• Stated problem:
Return exactly and only these lines: the first of the listing through the one containing "0.0, 0.0, 0.10, 0.0, 0.0, 0.06, 0.07, 0.49]".

• Dataset excerpt:
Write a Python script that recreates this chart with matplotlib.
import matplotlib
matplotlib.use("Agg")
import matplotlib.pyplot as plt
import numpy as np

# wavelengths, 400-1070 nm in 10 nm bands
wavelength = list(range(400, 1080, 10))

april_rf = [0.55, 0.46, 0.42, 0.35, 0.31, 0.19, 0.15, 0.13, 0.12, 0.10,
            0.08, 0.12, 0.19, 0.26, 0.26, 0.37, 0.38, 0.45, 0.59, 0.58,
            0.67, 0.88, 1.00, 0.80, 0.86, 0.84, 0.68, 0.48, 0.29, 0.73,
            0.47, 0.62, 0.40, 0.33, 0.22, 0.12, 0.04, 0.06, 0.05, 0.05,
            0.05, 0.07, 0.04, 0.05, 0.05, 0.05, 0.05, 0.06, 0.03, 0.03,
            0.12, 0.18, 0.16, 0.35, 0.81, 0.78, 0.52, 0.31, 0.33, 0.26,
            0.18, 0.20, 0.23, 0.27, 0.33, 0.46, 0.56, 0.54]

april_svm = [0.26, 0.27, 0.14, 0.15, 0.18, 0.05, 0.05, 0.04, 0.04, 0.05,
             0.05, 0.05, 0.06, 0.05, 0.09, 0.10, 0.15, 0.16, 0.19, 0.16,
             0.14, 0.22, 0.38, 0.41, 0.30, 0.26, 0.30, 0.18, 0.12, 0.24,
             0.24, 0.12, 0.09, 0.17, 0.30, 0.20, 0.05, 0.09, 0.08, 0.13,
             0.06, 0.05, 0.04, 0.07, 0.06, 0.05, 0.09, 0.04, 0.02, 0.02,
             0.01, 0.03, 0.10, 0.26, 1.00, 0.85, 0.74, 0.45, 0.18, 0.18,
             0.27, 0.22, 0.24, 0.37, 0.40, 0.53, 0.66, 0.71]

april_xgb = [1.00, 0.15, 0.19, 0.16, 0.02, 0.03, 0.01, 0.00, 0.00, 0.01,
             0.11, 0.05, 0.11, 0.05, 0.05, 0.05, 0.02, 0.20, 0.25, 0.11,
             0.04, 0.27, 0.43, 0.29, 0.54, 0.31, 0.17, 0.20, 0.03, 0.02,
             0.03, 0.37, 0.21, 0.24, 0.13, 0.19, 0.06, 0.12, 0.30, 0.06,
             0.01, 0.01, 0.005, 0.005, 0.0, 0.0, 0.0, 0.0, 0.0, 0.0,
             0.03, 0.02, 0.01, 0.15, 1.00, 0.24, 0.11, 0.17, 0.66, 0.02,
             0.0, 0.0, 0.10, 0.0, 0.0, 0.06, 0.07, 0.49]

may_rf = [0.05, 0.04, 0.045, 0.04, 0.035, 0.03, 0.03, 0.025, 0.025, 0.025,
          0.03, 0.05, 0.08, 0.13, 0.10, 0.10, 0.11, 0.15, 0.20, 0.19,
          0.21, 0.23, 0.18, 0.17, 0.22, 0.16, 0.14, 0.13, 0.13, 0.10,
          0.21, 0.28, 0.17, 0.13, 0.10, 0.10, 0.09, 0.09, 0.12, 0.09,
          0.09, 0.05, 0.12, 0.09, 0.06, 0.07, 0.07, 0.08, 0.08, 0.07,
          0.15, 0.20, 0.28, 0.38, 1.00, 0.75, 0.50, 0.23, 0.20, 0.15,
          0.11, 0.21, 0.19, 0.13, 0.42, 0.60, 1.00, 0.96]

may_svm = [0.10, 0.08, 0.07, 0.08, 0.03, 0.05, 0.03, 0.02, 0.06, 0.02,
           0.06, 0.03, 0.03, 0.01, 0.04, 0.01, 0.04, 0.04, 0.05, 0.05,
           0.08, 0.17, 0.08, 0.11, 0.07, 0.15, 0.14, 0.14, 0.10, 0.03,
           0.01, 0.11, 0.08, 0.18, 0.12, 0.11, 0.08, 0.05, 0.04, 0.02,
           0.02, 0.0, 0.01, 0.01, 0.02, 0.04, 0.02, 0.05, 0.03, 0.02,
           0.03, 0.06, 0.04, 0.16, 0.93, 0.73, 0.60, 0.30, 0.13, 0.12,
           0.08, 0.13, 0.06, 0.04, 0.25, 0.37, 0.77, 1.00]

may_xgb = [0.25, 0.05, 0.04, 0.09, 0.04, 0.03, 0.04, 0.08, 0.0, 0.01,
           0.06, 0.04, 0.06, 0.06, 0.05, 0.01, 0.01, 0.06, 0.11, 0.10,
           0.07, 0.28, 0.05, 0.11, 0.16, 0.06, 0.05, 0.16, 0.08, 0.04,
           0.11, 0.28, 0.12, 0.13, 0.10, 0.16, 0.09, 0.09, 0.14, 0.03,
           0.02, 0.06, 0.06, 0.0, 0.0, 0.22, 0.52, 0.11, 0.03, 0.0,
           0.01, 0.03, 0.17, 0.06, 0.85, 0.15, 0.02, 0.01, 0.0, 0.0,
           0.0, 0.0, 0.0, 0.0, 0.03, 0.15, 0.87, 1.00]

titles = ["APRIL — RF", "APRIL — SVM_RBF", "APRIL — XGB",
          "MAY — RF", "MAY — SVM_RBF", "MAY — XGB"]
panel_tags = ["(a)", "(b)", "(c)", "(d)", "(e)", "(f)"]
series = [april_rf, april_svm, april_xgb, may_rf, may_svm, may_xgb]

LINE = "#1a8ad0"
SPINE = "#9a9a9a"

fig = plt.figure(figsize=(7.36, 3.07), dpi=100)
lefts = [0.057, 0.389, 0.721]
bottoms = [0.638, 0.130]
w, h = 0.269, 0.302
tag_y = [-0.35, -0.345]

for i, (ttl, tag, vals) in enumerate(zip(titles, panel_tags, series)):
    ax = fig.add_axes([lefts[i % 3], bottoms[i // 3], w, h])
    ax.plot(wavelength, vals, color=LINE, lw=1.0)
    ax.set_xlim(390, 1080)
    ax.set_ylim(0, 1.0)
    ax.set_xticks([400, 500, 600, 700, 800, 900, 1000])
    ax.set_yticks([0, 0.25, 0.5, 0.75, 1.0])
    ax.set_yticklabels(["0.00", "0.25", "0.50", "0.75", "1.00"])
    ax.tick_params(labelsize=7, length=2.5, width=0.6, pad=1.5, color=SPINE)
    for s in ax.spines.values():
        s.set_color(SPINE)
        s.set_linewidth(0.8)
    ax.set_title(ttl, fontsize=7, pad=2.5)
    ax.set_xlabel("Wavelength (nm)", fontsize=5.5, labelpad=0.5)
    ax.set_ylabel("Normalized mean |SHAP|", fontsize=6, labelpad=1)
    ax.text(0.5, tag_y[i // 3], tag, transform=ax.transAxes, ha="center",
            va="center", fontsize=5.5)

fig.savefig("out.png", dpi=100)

• Response for this exercise:
Write a Python script that recreates this chart with matplotlib.
import matplotlib
matplotlib.use("Agg")
import matplotlib.pyplot as plt
import numpy as np

# wavelengths, 400-1070 nm in 10 nm bands
wavelength = list(range(400, 1080, 10))

april_rf = [0.55, 0.46, 0.42, 0.35, 0.31, 0.19, 0.15, 0.13, 0.12, 0.10,
            0.08, 0.12, 0.19, 0.26, 0.26, 0.37, 0.38, 0.45, 0.59, 0.58,
            0.67, 0.88, 1.00, 0.80, 0.86, 0.84, 0.68, 0.48, 0.29, 0.73,
            0.47, 0.62, 0.40, 0.33, 0.22, 0.12, 0.04, 0.06, 0.05, 0.05,
            0.05, 0.07, 0.04, 0.05, 0.05, 0.05, 0.05, 0.06, 0.03, 0.03,
            0.12, 0.18, 0.16, 0.35, 0.81, 0.78, 0.52, 0.31, 0.33, 0.26,
            0.18, 0.20, 0.23, 0.27, 0.33, 0.46, 0.56, 0.54]

april_svm = [0.26, 0.27, 0.14, 0.15, 0.18, 0.05, 0.05, 0.04, 0.04, 0.05,
             0.05, 0.05, 0.06, 0.05, 0.09, 0.10, 0.15, 0.16, 0.19, 0.16,
             0.14, 0.22, 0.38, 0.41, 0.30, 0.26, 0.30, 0.18, 0.12, 0.24,
             0.24, 0.12, 0.09, 0.17, 0.30, 0.20, 0.05, 0.09, 0.08, 0.13,
             0.06, 0.05, 0.04, 0.07, 0.06, 0.05, 0.09, 0.04, 0.02, 0.02,
             0.01, 0.03, 0.10, 0.26, 1.00, 0.85, 0.74, 0.45, 0.18, 0.18,
             0.27, 0.22, 0.24, 0.37, 0.40, 0.53, 0.66, 0.71]

april_xgb = [1.00, 0.15, 0.19, 0.16, 0.02, 0.03, 0.01, 0.00, 0.00, 0.01,
             0.11, 0.05, 0.11, 0.05, 0.05, 0.05, 0.02, 0.20, 0.25, 0.11,
             0.04, 0.27, 0.43, 0.29, 0.54, 0.31, 0.17, 0.20, 0.03, 0.02,
             0.03, 0.37, 0.21, 0.24, 0.13, 0.19, 0.06, 0.12, 0.30, 0.06,
             0.01, 0.01, 0.005, 0.005, 0.0, 0.0, 0.0, 0.0, 0.0, 0.0,
             0.03, 0.02, 0.01, 0.15, 1.00, 0.24, 0.11, 0.17, 0.66, 0.02,
             0.0, 0.0, 0.10, 0.0, 0.0, 0.06, 0.07, 0.49]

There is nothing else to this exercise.